*Stated task*: In this exercise, return the whole listing exactly, excluding any images.

*Input rows*:
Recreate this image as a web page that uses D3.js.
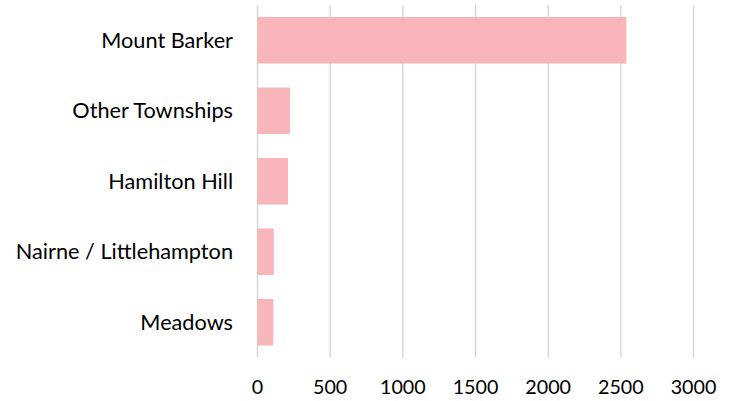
<!DOCTYPE html>
<html>
<head>
<meta charset="utf-8">
<script src="https://cdn.jsdelivr.net/npm/d3@7"></script>
<style>
  html, body { margin: 0; padding: 0; background: #fff; }
  svg { display: block; }
  text { font-family: Lato, "Open Sans", sans-serif; fill: #000; }
</style>
</head>
<body>
<svg id="chart" width="735" height="401"></svg>
<script>
const categories = ["Mount Barker", "Other Townships", "Hamilton Hill", "Nairne / Littlehampton", "Meadows"];
const values = [2538, 224, 210, 112, 109];
const tickValues = [0, 500, 1000, 1500, 2000, 2500, 3000];

const svg = d3.select("#chart");
const plotLeft = 257.5, plotRight = 693.5, plotTop = 5, plotBottom = 357.5;

const x = d3.scaleLinear().domain([0, 3000]).range([plotLeft, plotRight]);
const y = d3.scaleBand().domain(categories).range([plotTop, plotBottom]).paddingInner(0.34).paddingOuter(0.17);

// gridlines
svg.append("g")
  .selectAll("line")
  .data(tickValues)
  .join("line")
  .attr("x1", d => x(d)).attr("x2", d => x(d))
  .attr("y1", plotTop).attr("y2", plotBottom)
  .attr("stroke", "#d9d9d9")
  .attr("stroke-width", 1.5);

// bars
svg.append("g")
  .selectAll("rect")
  .data(categories)
  .join("rect")
  .attr("x", x(0))
  .attr("y", d => y(d))
  .attr("width", (d, i) => x(values[i]) - x(0))
  .attr("height", y.bandwidth())
  .attr("fill", "#f8b6ba");

// category labels
svg.append("g")
  .selectAll("text")
  .data(categories)
  .join("text")
  .attr("x", 233)
  .attr("y", d => y(d) + y.bandwidth() / 2)
  .attr("dy", "0.35em")
  .attr("text-anchor", "end")
  .style("font-size", "21.7px")
  .text(d => d);

// x tick labels
svg.append("g")
  .selectAll("text")
  .data(tickValues)
  .join("text")
  .attr("x", d => x(d))
  .attr("y", 387)
  .attr("dy", "0.35em")
  .attr("text-anchor", "middle")
  .style("font-size", "19.7px")
  .text(d => d);
</script>
</body>
</html>
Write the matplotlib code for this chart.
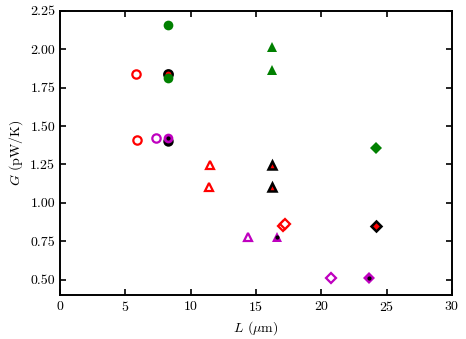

*Exercise response*:
Recreate this image as a web page that uses D3.js.
<!DOCTYPE html>
<html>
<head>
<meta charset="utf-8">
<script src="https://cdn.jsdelivr.net/npm/d3@7"></script>
<style>
  html, body { margin: 0; padding: 0; background: #fff; }
  svg { display: block; }
  text { font-family: Lato, "Open Sans", sans-serif; fill: #000; }
</style>
</head>
<body>
<svg id="chart" width="735" height="401"></svg>
<script>
const categories = ["Mount Barker", "Other Townships", "Hamilton Hill", "Nairne / Littlehampton", "Meadows"];
const values = [2538, 224, 210, 112, 109];
const tickValues = [0, 500, 1000, 1500, 2000, 2500, 3000];

const svg = d3.select("#chart");
const plotLeft = 257.5, plotRight = 693.5, plotTop = 5, plotBottom = 357.5;

const x = d3.scaleLinear().domain([0, 3000]).range([plotLeft, plotRight]);
const y = d3.scaleBand().domain(categories).range([plotTop, plotBottom]).paddingInner(0.34).paddingOuter(0.17);

// gridlines
svg.append("g")
  .selectAll("line")
  .data(tickValues)
  .join("line")
  .attr("x1", d => x(d)).attr("x2", d => x(d))
  .attr("y1", plotTop).attr("y2", plotBottom)
  .attr("stroke", "#d9d9d9")
  .attr("stroke-width", 1.5);

// bars
svg.append("g")
  .selectAll("rect")
  .data(categories)
  .join("rect")
  .attr("x", x(0))
  .attr("y", d => y(d))
  .attr("width", (d, i) => x(values[i]) - x(0))
  .attr("height", y.bandwidth())
  .attr("fill", "#f8b6ba");

// category labels
svg.append("g")
  .selectAll("text")
  .data(categories)
  .join("text")
  .attr("x", 233)
  .attr("y", d => y(d) + y.bandwidth() / 2)
  .attr("dy", "0.35em")
  .attr("text-anchor", "end")
  .style("font-size", "21.7px")
  .text(d => d);

// x tick labels
svg.append("g")
  .selectAll("text")
  .data(tickValues)
  .join("text")
  .attr("x", d => x(d))
  .attr("y", 387)
  .attr("dy", "0.35em")
  .attr("text-anchor", "middle")
  .style("font-size", "19.7px")
  .text(d => d);
</script>
</body>
</html>
Write the matplotlib code for this chart.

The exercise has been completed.